Hadoop's evolution, part 2: Thoughts on the past, present and the future

Businessman considers the future of Hadoop In my last post, I described the evolution of Amazon Web Services (AWS). Although a one-to-one comparison with Hadoop isn't remotely valid for several reasons, I believe that the latter's evolution may mimic AWS's on a few levels. First, remember that most of AWS original products, integrations (such as active directory) and features didn't "ship" with Amazon's pilot product. The same holds true with Hadoop. As Bob Muglia writes, Hadoop was conceived as "a batch processing system for search data; it was not designed for high-speed, interactive analytics and reporting." It's hard to argue today, though, that there's a dearth of reporting options. In fact, quite the opposite is true.

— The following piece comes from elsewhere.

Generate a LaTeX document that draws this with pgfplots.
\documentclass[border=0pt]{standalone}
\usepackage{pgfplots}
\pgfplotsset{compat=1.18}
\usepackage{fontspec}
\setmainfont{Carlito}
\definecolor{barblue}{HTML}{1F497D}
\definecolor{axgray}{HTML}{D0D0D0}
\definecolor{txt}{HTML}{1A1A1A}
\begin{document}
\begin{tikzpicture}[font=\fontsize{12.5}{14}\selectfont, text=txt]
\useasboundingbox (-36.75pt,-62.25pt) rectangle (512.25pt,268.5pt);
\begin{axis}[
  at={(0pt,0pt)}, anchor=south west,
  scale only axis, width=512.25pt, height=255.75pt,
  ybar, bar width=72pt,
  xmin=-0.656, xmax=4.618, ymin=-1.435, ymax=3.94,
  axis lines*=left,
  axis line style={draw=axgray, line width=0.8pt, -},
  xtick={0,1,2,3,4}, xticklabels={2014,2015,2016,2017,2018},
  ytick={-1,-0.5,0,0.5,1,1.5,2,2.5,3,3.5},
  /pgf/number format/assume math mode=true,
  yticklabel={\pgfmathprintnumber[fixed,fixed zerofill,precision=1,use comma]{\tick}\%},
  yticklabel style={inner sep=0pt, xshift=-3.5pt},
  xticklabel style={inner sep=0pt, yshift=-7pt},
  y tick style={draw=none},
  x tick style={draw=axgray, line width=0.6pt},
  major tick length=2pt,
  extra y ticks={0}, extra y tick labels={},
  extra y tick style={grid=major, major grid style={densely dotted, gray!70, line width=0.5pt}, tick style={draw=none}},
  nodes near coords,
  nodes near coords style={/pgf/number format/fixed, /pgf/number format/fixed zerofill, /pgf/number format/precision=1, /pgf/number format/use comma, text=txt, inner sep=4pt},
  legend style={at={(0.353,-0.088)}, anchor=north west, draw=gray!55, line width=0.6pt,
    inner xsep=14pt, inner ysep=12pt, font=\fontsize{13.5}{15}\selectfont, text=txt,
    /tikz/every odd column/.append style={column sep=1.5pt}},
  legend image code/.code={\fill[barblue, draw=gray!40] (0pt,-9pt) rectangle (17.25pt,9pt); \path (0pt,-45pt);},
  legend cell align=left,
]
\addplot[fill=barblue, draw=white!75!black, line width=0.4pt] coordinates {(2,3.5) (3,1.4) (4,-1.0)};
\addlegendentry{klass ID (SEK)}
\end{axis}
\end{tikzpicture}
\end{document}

Researching and writing Too Big to Ignore in 2012, I remember that there was no way to get even near-real-time data from Hadoop. Today there are plenty of ways to access streaming data via Hadoop. (To see the technical details behind Impala, click here.)

What's more, five years ago one could not use Structured Query Language (SQL) to extract data from Hadoop. Most industry folks expected this domino to topple pretty quickly and it has. By way of background, the Hadoop database – aka HBase – is non-relational. Many people forget the following:

HBase is a NoSQL database.
NoSQL stands for Not Only SQL, not no SQL (this is not merely a semantic difference).

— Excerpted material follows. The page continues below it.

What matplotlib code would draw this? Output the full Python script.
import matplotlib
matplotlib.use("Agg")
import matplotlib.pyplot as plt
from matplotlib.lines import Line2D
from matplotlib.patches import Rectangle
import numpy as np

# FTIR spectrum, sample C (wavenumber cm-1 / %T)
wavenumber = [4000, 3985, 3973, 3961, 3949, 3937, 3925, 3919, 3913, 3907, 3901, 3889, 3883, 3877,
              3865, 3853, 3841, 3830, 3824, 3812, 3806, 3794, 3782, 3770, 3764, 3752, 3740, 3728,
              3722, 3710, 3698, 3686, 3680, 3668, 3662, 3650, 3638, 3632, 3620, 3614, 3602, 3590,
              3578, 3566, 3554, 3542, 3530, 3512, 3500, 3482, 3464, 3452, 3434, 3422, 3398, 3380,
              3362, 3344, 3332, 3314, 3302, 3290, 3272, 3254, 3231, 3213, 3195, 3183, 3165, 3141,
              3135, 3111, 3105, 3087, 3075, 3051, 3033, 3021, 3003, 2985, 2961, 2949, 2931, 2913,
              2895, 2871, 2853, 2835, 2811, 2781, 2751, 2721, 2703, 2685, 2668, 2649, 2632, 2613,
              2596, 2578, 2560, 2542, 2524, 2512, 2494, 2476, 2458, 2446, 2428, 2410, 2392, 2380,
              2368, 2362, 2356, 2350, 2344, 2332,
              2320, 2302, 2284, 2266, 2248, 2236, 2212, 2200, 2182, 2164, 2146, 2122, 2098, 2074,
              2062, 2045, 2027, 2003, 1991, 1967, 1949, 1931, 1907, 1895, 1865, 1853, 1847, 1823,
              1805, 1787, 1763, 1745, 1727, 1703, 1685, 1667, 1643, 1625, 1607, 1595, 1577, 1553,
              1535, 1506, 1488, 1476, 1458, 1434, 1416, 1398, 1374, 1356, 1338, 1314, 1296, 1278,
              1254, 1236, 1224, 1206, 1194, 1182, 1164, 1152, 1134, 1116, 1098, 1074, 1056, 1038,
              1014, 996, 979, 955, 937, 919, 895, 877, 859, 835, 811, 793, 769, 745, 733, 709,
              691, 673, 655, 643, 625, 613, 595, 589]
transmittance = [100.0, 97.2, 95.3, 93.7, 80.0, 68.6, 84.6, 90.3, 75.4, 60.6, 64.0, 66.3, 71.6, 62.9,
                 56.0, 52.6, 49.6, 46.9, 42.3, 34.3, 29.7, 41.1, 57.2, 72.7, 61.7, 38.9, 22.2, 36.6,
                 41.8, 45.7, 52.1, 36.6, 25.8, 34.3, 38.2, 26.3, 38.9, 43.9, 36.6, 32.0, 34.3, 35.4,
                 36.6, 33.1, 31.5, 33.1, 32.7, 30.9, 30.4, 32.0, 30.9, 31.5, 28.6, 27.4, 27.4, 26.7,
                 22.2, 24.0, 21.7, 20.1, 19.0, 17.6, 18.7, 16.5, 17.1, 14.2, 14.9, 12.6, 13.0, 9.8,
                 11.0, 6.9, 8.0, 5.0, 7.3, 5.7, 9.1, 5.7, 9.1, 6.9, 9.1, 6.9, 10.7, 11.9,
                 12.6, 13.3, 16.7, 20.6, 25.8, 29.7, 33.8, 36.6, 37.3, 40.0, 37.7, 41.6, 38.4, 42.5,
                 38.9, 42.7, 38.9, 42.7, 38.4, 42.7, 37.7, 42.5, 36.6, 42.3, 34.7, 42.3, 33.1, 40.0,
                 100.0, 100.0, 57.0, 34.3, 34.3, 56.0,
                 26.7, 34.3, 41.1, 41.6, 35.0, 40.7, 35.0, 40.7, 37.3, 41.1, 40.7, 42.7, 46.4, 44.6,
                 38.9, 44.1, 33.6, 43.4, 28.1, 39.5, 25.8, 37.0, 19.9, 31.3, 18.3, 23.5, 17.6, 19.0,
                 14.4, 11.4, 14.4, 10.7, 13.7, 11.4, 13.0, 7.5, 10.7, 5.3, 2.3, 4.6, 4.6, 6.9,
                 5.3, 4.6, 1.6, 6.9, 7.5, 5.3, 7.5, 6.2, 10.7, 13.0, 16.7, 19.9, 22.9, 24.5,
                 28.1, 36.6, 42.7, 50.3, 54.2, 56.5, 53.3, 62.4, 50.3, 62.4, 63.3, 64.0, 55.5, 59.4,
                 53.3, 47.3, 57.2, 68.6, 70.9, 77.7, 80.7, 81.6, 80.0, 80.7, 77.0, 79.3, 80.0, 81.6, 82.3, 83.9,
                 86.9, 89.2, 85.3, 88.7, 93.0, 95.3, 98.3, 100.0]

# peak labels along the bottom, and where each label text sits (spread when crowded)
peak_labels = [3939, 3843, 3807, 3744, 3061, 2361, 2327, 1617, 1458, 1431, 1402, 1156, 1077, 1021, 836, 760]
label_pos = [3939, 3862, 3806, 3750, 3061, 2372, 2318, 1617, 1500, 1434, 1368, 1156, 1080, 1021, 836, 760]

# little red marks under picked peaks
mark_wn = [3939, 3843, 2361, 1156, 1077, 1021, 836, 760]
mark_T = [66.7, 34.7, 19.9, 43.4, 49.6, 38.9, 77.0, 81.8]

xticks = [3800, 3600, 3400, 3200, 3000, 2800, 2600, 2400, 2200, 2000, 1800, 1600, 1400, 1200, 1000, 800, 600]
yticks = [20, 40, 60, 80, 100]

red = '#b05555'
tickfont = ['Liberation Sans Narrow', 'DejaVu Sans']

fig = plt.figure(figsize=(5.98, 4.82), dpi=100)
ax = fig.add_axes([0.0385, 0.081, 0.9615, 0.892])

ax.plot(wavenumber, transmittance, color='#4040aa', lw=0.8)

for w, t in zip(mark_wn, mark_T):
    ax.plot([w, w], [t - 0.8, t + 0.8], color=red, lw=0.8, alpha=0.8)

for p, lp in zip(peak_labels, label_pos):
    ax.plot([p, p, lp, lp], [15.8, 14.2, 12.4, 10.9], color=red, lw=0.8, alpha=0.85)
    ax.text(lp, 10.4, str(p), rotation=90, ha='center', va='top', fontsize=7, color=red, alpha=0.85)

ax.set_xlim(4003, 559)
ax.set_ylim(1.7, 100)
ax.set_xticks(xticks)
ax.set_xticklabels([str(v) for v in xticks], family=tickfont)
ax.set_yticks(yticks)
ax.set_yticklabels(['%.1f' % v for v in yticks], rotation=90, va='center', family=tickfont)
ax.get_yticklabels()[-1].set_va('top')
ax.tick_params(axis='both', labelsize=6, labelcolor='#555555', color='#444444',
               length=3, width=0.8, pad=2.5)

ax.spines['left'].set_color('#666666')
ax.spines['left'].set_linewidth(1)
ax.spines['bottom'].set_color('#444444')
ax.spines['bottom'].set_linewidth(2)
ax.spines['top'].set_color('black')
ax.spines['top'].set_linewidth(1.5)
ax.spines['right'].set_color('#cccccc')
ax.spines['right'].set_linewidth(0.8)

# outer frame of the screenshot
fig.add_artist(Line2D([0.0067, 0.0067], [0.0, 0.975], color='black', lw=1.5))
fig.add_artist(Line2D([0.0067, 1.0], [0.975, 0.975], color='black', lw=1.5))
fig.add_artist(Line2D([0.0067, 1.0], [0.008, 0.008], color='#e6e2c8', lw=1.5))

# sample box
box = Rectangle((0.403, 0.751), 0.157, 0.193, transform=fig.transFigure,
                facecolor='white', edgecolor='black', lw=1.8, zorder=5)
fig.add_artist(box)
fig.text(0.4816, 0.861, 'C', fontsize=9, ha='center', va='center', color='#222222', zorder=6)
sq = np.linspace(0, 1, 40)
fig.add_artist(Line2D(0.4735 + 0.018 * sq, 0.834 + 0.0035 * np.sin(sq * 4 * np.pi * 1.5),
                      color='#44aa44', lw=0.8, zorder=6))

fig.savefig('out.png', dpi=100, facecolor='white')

Not long after the book's publication, this statement also no longer held water. The last few years have seen no shortage of SQL interfaces designed to extract data from Hadoop.

In a similar vein to AWS, Hadoop and its complementary suite of products have evolved to meet users' needs.

If I look back over the past five years, though, perhaps the biggest change is under the hood. That is, Hadoop introduced YARN in version 2.0 and enhanced it in version 3.0. From the 2.7 release notes:

The fundamental idea of YARN is to split up the functionalities of resource management and job scheduling/monitoring into separate daemons. The idea is to have a global ResourceManager (RM) and per-application ApplicationMaster (AM). An application is either a single job or a directed acyclic graph (DAG) of jobs.

Perhaps John and Jane Q. Analyst didn't notice this, but make no mistake: this was a big architectural change designed to handle increasingly large and complex streams of data.

Simon says: The Hadoop world is still shaking out.

As for the future of Hadoop, it still seems misty to borrow a word from Haifeng Li. The landscape is littered with a confusing array of complementary products: Tez, Pig, Hive, Impala, Kudu, Accumulo, Flume, Sqoop, Falcon, Samza, etc.

By the time this post sees the light of day, I'm sure that a few more projects will have entered the fray. Unlike Amazon's AWS, the open-source nature of Hadoop means that just about anyone can create a new project or utility designed to extend its capabilities. This is concurrently very democratic and very confusing. As executives at HortonWorks know, however, making money in this environment is easier said than done.